100 anni di ceramica in Sardegna
Un secolo della produzione ceramica sarda, rappresentato da 300 opere che scandiscono l’evoluzione della terracotta fino a divenire espressione artistica di un popolo.
Il percorso espositivo si articola in due distinte fasi, la prima include manufatti realizzati tra la fine del XIX secolo e l’inizio della seconda guerra mondiale, mentre la seconda sintetizza la ripresa dell’attività ceramica dalla fine degli anni cinquanta ai giorni nostri. Le opere in mostra costituiscono un importante tramite espressivo spesso sottovalutato e raramente proposto al pubblico, questo il motivo per il quale parte delle opere, pur particolarmente preziose, sono esposte per la prima volta in Sardegna, come nel caso di alcune brocche, usate in particolari occasioni festive e conservate al Museo delle Tradizioni Popolari di Roma. Francesco Ciusa diede avvio, nel primo decennio del Novecento, alla prima manifattura di ceramica, La Spica, nel quale il gusto decorativo ispirato all’arte popolare, definì uno stile denominato stile sardo. La Spica vide la formazione di Federico Melis, che elaborò, la muffola, ovvero la cottura degli smalti a caldo, e Ciriaco Piras che a Dorgali istituirà una scuola locale basata sull’uso degli stampi e della decorazione a freddo. Negli anni ’30 lo stile sardo appariva ormai sorpassato, a dare una svolta sarà Melkiorre Melis, dopo la nomina a direttore della scuola di Ceramica Libica di Tripoli, sperimentando un innesto di valenze egizie e motivi decò nella ceramica ispano-araba.
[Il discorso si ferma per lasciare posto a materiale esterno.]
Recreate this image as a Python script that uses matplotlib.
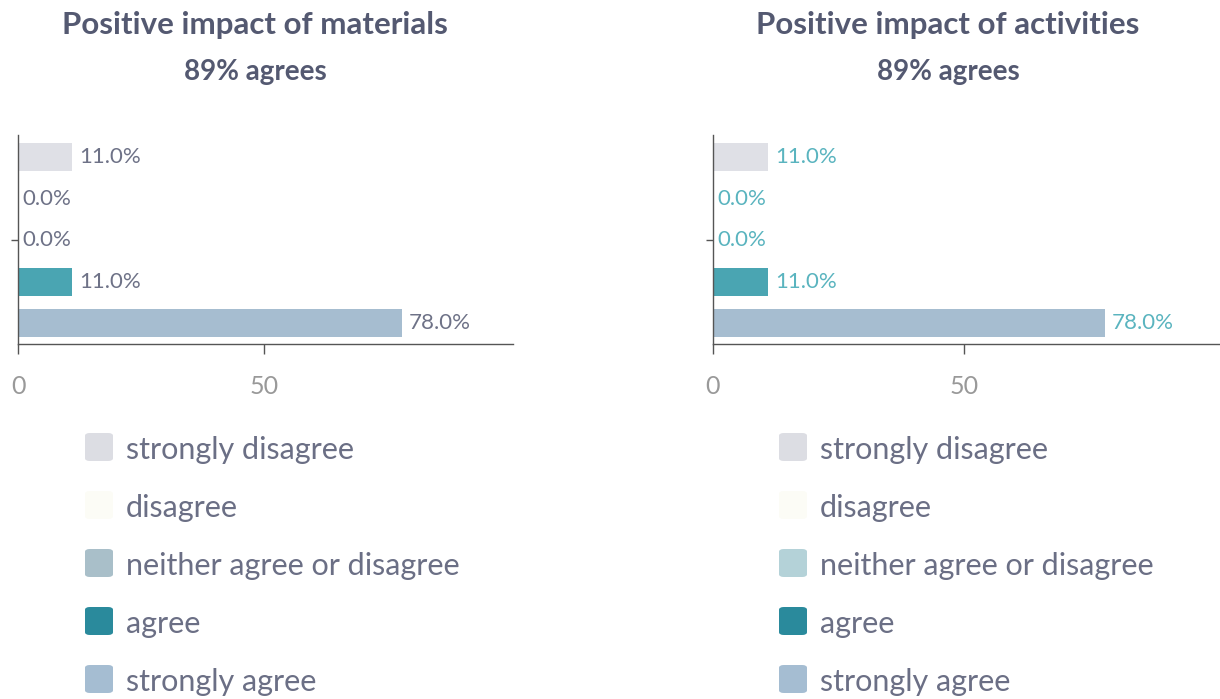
import matplotlib
matplotlib.use("Agg")
import matplotlib.pyplot as plt
from matplotlib.patches import FancyBboxPatch

plt.rcParams['font.family'] = ['Lato', 'DejaVu Sans']

categories = ["strongly disagree", "disagree", "neither agree or disagree", "agree", "strongly agree"]
materials_pct = [11.0, 0.0, 0.0, 11.0, 78.0]
activities_pct = [11.0, 0.0, 0.0, 11.0, 78.0]

titles = ["Positive impact of materials", "Positive impact of activities"]
subtitles = ["89% agrees", "89% agrees"]

bar_colors = ["#dfe0e6", "#fdfdf8", "#b4cdd5", "#4aa5b2", "#a6bdd0"]
legend_colors_left = ["#dcdde3", "#fcfcf6", "#a9bfc9", "#2a8a9c", "#a5bdd2"]
legend_colors_right = ["#dcdde3", "#fcfcf6", "#b4d2d8", "#2a8a9c", "#a5bdd2"]
value_colors = ["#6e7287", "#5ab4bf"]

W, H = 1220, 699
fig = plt.figure(figsize=(W / 100, H / 100), dpi=100)

title_color = "#545971"
text_color = "#6b6f85"

panels = [
    # axes left/right px, xmax, title centre px, legend square px, legend text px
    (18, 513, 100.6, 255, 85, 126, materials_pct, legend_colors_left),
    (713, 1220, 101.0, 948, 779, 820, activities_pct, legend_colors_right),
]

for i, (x0, x1, xmax, tc, sq_x, tx, vals, leg_cols) in enumerate(panels):
    ax = fig.add_axes([x0 / W, 1 - 344 / H, (x1 - x0) / W, 209 / H])
    ypos = list(range(len(categories)))
    ax.barh(ypos, vals, height=0.67, color=bar_colors)
    for y, v in zip(ypos, vals):
        ax.annotate(f"{v:.1f}%", (v, y), xytext=(5 if v > 0 else 3, 0),
                    textcoords="offset points", va="center", ha="left",
                    fontsize=16, color=value_colors[i])
    ax.set_xlim(0, xmax)
    ax.set_ylim(4.5, -0.53)
    ax.set_xticks([0, 50])
    ax.set_yticks([2])
    ax.set_yticklabels([""])
    for s in ["top", "right"]:
        ax.spines[s].set_visible(False)
    for s in ["left", "bottom"]:
        ax.spines[s].set_color("#555555")
        ax.spines[s].set_linewidth(1)
    ax.tick_params(axis="x", length=7, width=1, color="#555555", pad=15,
                   labelsize=18, labelcolor="#999999")
    ax.tick_params(axis="y", length=5, width=1, color="#555555")

    fig.text(tc / W, 1 - 25 / H, titles[i], ha="center", va="center",
             fontsize=22.5, fontweight="bold", color=title_color)
    fig.text(tc / W, 1 - 72 / H, subtitles[i], ha="center", va="center",
             fontsize=20, fontweight="bold", color=title_color)

    # legend rows
    for k, (cat, col) in enumerate(zip(categories, leg_cols)):
        cy = 447 + 58 * k
        box = FancyBboxPatch((sq_x / W, 1 - (cy + 14) / H), 28 / W, 28 / H,
                             boxstyle="round,pad=0,rounding_size=0.004",
                             transform=fig.transFigure, facecolor=col,
                             edgecolor="none")
        fig.add_artist(box)
        fig.text(tx / W, 1 - (cy + 3) / H, cat, ha="left", va="center",
                 fontsize=22, color=text_color)

fig.savefig("out.png", dpi=100)
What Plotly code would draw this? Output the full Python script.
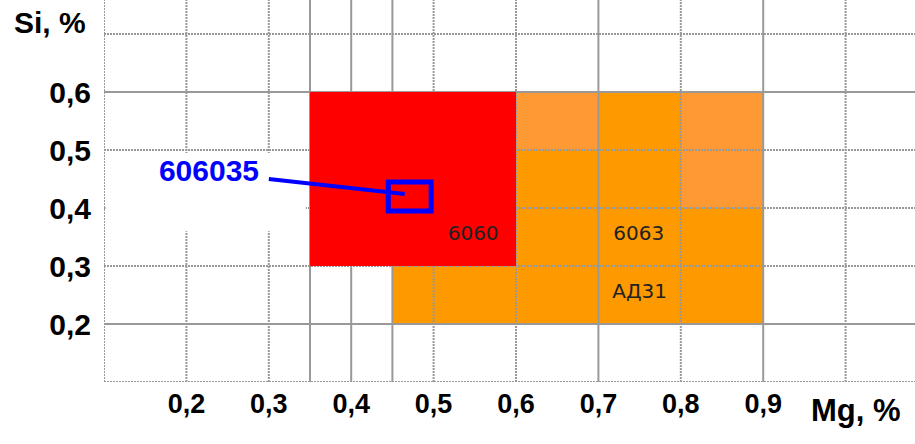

Nei primi anni ’50, al primitivismo “folcloristico” che caratterizzò il principio del secolo, fu sostituito l’arcaismo dei bronzetti nuragici, che per l’essenzialità delle forme si prestavano particolarmente alla nascita di uno stile “moderno”; tra i rappresentanti più significativi che aderirono al nuovo tipo di linguaggio troviamo Gavino Tilocca, Giuseppe Silecchia, Mauro Manca.
La rinascita dell’artigianato sardo con l’integrazione di arcaismi, cadenze popolari e ricerche d’avanguardia, come continuità fra arte popolare e arte contemporanea, vedrà emergere nuove personalità come Antonio Corriga e Paola Dessì, ma anche nomi già affermati artisticamente, non rimarranno immuni a questo tipo di espressione, come nel caso di Maria Lai, che dopo aver assorbito la lezione di Marino Marini rientrerà in Sardegna per dedicarsi alla ceramica dalla fine degli anni cinquanta. Una nuova fase si aprirà negli anni ’60, tralasciando la sperimentazione formale per affrontare l’aspetto commerciale, attraverso l’ente l’ISOLA, guidata inizialmente da Eugenio Tavolara e Ubaldo Badas. Tra la consistente produzione ceramica contemporanea, oltre alle opere in terracotta di Costantino Nivola e Pinuccio Sciola, meritano particolare attenzione le ceramiche raku di Caterina Lai e i delicati cromatismi che decorano i manufatti di Gianfranco Pintus.